I was fortunate yesterday to attend a four hour Jeet Kune Do seminar co-taught by Clive Elliott and Steve Martin. The opportunity to learn from two top instructors, and train with their students, was a real privilege, not to mention a fantastic chance to broaden my martial arts skill set.
This was the first JKD training session I’ve attended, although the R.AT. is grounded in JKD concepts. As a result, a lot of what was covered fell outside my core skill set of traditional Jiu Jitsu and Defendo. But cross training is something which is increasingly important to me, as a way to fill in the gaps ,and to address some of the assumptions which can develop if you only train in one art (attacks always start at a set distance, or in a set manner).
The seminar covered a significant body of techniques, from a number of different entry and exit points, and it was here that a theme started to emerge; namely of being able to transition between the different ranges of a fight and not get trapped in just one. For the uninitiated, the four fighting ranges are long range (kicking and some weapon attacks), medium range (punching distance), close (upright grappling), and groundwork. Most martial arts only operate within one or two of these ranges, which make it difficult to react if an attack originates in an unfamiliar range. Being able to effectively move between the ranges means that you can react appropriately, and move to a range where your core techniques fall.
So, over the course of four hours we worked on moving between the ranges and disrupting our opponents attacks, always from different starting points and assumptions.

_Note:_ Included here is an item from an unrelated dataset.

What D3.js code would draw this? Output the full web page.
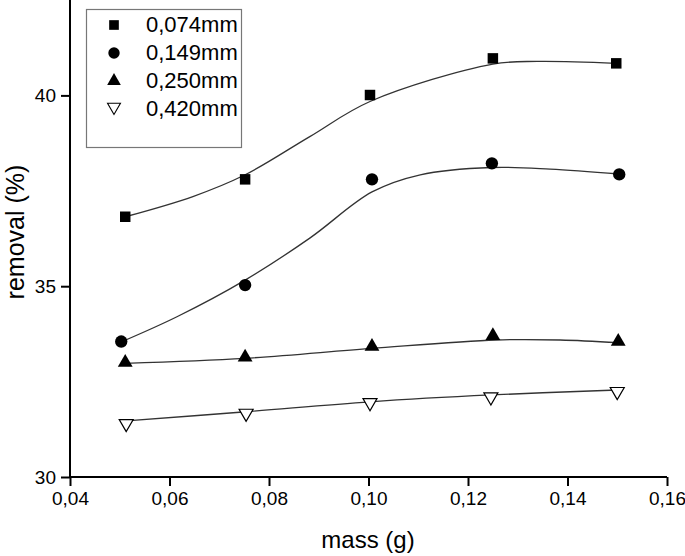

This included working from clinch, where I was delighted to get to use a technique with which I was intimately familiar (Koshi Garuma, everyone’s first hip throw, and the only thing which was familiar during the course), several sticky hands responses to a jab, cross punch combination, timing punches to disrupt a switch kick, and some wonderfully elegant lock flows on the knees and ankles.
Despite being well and truly out of my realm of experience and my comfort zone, a number of aspects of this approach really resonated with me, particularly being forced to work in ranges with which I am not familiar, and with attacks I am not used to dealing with. And this is such a necessary element of any training. This is not to belittle my core arts, far from it. But there are so many unexpected situations in which you may have to use your skill set, and training in a broad range of styles and arts presents the opportunity to functionalise training and increase the variety of situations which are no longer unexpected or unfamiliar.
Clive’s club are always a great bunch to train with, and the amount of information presented in just one morning by two expert instructors was incredible in breadth and almost overwhelming. I can’t wait for the next seminar!